### Records to use:
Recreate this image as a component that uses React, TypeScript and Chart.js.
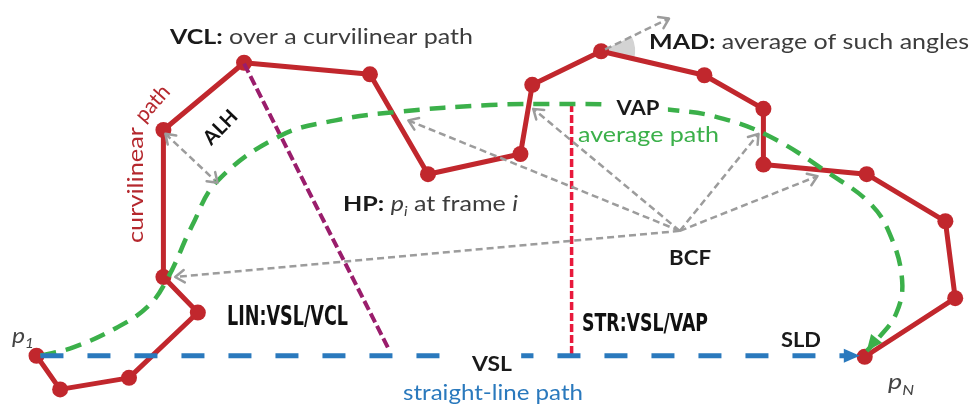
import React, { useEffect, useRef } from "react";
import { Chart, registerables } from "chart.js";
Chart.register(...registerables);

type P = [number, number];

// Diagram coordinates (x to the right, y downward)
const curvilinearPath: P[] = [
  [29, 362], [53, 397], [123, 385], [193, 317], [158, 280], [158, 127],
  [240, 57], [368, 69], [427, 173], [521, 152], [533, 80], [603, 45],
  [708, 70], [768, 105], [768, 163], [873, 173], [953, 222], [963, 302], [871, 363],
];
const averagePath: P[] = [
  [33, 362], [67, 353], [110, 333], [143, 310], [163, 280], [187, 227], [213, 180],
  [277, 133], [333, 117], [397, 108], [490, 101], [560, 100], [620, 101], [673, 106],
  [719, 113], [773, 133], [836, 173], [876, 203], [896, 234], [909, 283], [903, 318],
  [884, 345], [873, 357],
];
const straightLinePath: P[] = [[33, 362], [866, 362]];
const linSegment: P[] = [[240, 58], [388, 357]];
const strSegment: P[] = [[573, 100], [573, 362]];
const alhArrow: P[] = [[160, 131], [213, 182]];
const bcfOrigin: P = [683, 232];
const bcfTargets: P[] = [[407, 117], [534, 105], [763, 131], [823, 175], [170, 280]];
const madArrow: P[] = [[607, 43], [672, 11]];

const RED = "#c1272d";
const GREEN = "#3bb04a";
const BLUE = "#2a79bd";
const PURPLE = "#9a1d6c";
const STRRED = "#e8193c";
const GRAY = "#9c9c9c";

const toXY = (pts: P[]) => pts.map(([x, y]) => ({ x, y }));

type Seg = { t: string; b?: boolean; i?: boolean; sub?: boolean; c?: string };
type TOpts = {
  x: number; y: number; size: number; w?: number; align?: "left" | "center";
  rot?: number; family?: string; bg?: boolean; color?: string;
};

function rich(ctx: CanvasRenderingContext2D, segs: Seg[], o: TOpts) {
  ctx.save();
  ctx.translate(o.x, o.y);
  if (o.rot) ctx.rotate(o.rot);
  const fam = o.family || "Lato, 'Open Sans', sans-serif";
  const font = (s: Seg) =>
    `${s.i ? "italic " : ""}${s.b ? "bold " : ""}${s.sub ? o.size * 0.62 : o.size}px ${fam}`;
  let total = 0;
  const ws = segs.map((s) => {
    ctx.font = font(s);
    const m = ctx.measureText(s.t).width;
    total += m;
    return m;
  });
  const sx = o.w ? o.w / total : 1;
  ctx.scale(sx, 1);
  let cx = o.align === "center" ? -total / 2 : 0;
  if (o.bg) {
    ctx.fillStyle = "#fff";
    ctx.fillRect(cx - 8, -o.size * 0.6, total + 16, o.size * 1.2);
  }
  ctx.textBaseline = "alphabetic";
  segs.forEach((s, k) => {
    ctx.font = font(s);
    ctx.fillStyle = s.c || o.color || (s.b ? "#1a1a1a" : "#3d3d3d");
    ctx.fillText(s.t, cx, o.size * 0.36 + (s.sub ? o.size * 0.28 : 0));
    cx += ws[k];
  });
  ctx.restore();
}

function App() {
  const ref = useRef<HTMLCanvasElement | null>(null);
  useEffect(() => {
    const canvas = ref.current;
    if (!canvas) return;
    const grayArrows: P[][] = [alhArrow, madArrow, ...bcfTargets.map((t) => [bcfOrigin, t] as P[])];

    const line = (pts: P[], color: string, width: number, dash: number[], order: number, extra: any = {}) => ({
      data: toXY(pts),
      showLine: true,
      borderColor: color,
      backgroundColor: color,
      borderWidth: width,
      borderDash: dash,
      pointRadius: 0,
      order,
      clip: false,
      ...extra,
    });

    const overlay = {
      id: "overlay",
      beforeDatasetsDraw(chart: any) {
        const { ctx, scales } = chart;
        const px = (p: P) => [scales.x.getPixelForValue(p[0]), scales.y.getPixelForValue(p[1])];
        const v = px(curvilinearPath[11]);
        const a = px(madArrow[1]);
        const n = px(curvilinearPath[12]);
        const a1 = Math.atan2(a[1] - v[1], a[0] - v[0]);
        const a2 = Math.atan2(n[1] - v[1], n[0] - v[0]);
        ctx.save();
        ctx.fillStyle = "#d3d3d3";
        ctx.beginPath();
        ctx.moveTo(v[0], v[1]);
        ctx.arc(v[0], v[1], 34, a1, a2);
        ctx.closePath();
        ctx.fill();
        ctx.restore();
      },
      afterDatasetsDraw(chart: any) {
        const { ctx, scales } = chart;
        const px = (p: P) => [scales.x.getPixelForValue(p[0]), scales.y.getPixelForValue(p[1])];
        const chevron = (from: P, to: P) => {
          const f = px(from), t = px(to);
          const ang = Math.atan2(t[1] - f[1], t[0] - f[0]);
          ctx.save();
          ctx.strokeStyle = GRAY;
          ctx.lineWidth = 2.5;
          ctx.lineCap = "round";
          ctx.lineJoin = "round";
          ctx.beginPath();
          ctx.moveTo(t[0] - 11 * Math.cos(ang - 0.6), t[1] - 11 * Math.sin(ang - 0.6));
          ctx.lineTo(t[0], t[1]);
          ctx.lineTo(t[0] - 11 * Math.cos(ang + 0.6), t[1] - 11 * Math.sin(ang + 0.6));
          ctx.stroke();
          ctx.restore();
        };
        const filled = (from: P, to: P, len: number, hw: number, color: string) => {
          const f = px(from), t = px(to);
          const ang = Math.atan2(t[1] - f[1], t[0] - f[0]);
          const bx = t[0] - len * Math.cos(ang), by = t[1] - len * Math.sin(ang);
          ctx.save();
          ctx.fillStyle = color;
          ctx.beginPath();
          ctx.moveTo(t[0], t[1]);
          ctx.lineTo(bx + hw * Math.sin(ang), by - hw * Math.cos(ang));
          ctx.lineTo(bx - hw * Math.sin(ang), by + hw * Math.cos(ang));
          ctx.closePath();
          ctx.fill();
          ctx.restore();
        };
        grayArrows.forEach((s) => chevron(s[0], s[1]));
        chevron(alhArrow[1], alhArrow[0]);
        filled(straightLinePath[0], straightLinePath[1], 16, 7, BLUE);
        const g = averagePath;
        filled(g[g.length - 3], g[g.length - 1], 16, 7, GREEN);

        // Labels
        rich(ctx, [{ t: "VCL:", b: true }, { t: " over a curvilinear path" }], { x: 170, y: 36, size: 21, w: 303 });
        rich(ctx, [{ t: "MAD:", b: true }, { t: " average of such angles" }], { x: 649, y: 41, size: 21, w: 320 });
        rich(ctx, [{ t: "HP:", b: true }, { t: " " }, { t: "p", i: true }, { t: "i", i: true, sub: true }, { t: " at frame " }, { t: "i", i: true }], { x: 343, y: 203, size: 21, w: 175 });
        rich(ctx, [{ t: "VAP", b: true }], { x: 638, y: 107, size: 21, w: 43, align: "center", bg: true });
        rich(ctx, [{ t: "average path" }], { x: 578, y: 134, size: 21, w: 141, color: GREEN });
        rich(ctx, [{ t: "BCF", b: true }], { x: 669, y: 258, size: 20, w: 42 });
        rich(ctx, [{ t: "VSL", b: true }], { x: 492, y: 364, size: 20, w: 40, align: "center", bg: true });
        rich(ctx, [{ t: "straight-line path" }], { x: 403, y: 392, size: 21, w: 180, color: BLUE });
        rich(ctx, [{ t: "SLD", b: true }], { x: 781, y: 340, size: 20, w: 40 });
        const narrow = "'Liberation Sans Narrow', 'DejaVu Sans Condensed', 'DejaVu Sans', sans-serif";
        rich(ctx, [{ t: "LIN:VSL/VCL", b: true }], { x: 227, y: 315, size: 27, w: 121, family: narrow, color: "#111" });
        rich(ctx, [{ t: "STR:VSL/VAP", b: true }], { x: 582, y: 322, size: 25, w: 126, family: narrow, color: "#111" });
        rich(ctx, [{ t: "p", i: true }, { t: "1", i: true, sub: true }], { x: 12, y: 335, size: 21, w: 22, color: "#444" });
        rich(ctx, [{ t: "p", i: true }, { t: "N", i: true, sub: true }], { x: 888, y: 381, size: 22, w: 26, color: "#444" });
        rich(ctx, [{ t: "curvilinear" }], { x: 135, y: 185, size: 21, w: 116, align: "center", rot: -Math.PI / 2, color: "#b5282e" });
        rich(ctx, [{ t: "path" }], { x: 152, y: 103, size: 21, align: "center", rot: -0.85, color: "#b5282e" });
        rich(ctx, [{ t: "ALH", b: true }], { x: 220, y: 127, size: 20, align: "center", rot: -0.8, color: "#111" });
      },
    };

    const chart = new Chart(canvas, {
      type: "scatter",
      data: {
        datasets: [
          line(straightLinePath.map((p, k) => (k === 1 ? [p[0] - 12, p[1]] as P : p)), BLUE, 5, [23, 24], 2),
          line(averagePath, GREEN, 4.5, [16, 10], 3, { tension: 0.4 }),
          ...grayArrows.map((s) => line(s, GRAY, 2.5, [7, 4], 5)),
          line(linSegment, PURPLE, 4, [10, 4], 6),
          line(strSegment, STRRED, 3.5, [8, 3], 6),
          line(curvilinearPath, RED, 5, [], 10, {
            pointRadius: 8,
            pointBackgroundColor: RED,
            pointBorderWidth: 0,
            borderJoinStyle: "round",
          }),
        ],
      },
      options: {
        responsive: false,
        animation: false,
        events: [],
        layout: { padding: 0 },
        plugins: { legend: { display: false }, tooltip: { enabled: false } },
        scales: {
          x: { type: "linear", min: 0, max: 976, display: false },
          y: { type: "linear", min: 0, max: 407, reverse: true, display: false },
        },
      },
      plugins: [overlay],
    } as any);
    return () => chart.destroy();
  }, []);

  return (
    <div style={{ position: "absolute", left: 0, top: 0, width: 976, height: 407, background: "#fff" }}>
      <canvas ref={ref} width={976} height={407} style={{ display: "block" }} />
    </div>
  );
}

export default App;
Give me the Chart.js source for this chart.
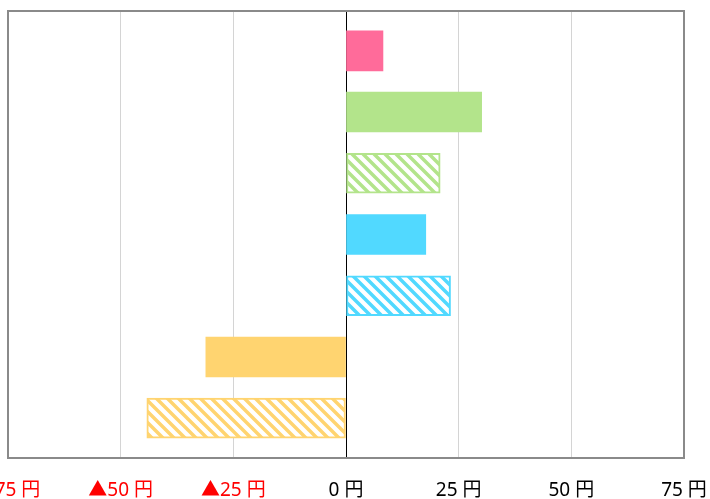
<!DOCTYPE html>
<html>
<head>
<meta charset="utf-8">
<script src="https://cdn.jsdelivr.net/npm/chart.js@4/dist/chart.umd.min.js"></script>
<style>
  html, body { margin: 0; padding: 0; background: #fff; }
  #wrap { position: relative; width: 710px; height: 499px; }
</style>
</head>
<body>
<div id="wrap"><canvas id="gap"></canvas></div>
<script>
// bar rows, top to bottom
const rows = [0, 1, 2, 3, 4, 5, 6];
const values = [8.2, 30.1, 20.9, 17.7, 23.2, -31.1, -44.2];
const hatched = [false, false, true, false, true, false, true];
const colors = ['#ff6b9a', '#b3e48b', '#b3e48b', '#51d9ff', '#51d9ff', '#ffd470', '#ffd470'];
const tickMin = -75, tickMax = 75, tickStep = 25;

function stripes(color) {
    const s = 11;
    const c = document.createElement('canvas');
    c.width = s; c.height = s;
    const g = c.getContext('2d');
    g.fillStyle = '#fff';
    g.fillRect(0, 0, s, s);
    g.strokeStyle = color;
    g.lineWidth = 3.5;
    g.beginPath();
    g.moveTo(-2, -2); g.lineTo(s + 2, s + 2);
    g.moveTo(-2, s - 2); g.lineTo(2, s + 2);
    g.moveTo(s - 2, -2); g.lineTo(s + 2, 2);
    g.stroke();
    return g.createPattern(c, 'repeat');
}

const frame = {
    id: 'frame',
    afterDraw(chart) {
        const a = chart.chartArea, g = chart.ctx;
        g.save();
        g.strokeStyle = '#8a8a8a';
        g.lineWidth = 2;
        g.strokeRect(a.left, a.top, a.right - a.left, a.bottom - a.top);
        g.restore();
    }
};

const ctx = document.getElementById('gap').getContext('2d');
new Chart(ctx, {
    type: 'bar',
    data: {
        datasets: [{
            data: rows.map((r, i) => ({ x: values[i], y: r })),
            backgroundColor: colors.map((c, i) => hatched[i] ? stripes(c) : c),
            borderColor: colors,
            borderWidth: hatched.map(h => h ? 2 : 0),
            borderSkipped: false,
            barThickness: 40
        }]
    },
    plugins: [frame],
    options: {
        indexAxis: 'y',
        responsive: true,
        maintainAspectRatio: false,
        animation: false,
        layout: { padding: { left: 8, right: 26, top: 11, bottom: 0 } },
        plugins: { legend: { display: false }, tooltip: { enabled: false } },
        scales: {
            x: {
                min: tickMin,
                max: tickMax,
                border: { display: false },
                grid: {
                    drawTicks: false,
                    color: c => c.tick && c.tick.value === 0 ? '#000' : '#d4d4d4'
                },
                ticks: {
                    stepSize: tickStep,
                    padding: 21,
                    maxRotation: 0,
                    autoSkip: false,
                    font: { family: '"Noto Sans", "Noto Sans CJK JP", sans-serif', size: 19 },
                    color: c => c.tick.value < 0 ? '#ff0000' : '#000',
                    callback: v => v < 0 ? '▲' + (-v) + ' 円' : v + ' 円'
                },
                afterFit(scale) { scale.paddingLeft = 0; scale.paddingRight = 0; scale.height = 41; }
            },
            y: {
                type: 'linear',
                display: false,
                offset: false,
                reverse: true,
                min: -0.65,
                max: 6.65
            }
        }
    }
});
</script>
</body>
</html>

### Challenge:
From the first line above through the line containing "type P = [number, number];", copy everything exactly, without the pictures.

### Output below:
Recreate this image as a component that uses React, TypeScript and Chart.js.
import React, { useEffect, useRef } from "react";
import { Chart, registerables } from "chart.js";
Chart.register(...registerables);

type P = [number, number];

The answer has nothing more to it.